[Source code of charts]
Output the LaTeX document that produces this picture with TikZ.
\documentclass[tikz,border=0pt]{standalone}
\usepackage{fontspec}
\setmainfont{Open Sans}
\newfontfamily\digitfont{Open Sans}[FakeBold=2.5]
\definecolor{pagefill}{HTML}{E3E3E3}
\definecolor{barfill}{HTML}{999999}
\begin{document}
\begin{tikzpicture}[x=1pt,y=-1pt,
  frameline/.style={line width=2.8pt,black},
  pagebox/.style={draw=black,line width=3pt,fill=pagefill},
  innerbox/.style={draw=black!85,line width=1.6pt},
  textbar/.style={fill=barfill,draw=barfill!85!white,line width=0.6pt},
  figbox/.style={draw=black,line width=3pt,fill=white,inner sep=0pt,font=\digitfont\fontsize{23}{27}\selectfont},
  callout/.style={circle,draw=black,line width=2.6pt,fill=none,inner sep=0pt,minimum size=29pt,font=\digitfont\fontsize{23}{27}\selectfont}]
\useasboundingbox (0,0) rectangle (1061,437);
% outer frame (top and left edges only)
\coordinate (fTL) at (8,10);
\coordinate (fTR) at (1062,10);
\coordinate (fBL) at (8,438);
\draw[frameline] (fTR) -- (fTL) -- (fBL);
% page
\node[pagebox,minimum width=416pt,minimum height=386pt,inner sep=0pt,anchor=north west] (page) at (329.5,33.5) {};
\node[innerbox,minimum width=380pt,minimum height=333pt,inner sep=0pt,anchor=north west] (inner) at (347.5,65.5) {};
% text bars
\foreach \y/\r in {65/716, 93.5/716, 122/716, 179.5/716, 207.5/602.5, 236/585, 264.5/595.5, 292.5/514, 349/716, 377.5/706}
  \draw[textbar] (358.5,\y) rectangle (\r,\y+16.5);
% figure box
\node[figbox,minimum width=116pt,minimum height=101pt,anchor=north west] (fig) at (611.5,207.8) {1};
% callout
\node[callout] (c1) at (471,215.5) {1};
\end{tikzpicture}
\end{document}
---
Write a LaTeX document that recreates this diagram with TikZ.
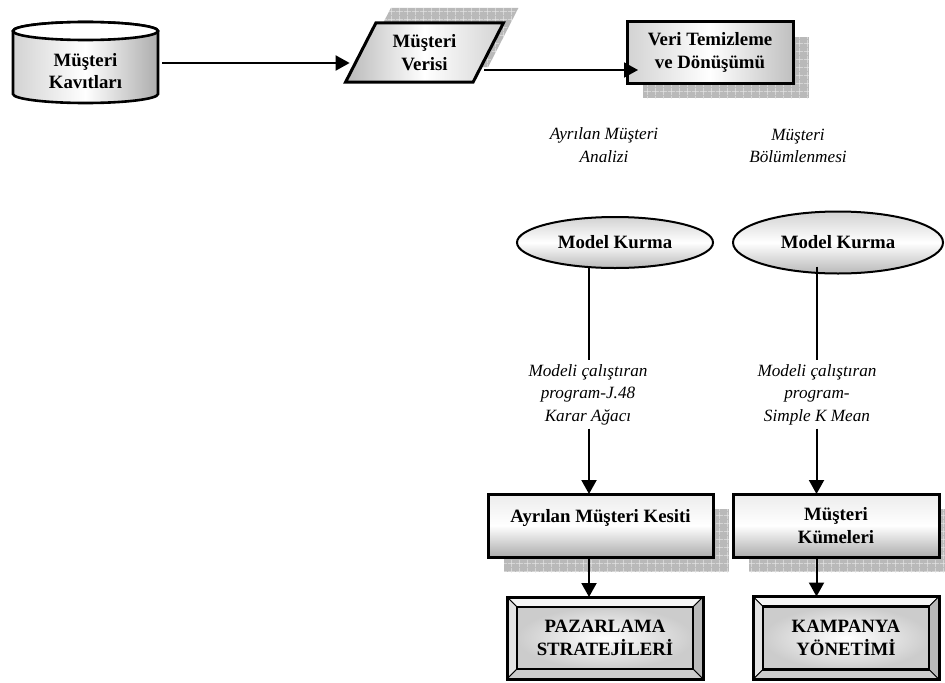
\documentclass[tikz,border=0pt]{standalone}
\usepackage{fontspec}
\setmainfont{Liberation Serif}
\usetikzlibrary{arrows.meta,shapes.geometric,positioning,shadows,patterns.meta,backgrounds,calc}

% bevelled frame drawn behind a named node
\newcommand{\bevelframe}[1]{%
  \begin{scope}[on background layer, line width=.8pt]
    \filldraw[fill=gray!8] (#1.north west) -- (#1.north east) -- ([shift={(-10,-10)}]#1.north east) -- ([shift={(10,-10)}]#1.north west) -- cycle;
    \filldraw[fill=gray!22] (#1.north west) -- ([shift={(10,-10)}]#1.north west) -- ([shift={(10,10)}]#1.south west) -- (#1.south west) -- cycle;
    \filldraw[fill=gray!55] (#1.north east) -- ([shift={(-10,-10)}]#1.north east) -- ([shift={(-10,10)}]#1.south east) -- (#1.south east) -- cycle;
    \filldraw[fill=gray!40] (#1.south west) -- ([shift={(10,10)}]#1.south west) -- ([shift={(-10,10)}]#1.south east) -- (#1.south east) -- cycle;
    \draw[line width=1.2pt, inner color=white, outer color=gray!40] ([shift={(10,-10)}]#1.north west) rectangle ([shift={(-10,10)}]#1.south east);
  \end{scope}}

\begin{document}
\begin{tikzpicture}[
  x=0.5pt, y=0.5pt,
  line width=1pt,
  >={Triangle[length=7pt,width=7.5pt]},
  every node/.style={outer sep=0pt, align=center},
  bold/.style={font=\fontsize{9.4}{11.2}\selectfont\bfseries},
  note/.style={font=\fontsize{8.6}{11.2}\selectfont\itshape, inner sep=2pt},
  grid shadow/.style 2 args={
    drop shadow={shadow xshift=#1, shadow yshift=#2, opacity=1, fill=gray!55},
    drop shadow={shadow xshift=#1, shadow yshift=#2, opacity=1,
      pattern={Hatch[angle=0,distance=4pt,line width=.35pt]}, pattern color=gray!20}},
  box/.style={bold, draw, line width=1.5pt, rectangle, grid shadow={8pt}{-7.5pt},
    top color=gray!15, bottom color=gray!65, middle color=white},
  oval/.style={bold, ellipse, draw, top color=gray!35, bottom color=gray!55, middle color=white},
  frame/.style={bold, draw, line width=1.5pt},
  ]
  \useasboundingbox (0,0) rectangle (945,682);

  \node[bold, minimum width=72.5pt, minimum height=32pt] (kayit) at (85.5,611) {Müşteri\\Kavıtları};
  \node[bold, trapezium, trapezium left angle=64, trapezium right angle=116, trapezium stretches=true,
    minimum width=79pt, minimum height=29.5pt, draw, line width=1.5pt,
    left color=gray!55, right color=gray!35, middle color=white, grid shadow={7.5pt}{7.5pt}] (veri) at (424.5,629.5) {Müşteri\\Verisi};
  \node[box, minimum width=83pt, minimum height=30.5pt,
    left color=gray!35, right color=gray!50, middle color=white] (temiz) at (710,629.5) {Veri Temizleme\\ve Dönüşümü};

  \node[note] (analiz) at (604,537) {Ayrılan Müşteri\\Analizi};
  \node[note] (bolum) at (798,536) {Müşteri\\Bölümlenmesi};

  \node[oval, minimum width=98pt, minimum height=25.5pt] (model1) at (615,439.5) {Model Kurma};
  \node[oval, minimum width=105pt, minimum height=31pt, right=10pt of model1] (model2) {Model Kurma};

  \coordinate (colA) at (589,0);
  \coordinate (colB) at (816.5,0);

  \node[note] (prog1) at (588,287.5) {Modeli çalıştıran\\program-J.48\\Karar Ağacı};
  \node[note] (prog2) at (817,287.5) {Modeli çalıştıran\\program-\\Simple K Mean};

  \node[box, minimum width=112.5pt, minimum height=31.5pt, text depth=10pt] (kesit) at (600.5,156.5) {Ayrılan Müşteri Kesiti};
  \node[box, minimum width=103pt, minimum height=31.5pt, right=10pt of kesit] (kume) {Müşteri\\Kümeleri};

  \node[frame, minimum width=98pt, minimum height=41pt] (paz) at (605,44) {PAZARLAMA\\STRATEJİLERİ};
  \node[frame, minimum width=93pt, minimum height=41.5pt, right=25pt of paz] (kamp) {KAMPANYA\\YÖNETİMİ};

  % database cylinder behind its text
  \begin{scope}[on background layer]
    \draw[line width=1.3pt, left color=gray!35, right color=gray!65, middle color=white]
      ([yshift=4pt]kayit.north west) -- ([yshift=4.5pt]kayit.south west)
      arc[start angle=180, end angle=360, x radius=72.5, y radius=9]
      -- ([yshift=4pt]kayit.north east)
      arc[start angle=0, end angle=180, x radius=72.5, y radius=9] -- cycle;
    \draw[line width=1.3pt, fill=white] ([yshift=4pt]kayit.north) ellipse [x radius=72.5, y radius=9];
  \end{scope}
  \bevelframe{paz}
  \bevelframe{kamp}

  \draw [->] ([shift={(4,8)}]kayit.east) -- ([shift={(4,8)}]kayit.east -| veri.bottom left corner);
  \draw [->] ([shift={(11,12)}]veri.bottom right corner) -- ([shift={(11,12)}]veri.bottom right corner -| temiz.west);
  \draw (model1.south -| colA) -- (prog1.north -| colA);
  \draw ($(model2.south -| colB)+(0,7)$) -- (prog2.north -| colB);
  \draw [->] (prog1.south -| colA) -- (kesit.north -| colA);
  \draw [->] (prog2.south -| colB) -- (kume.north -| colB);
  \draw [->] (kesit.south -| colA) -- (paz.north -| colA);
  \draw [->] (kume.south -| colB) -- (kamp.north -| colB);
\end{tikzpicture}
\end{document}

_DIRECTION:_ Find each line with the string "this" and copy it out.

_EXERCISE ANSWER:_
Output the LaTeX document that produces this picture with TikZ.
Write a LaTeX document that recreates this diagram with TikZ.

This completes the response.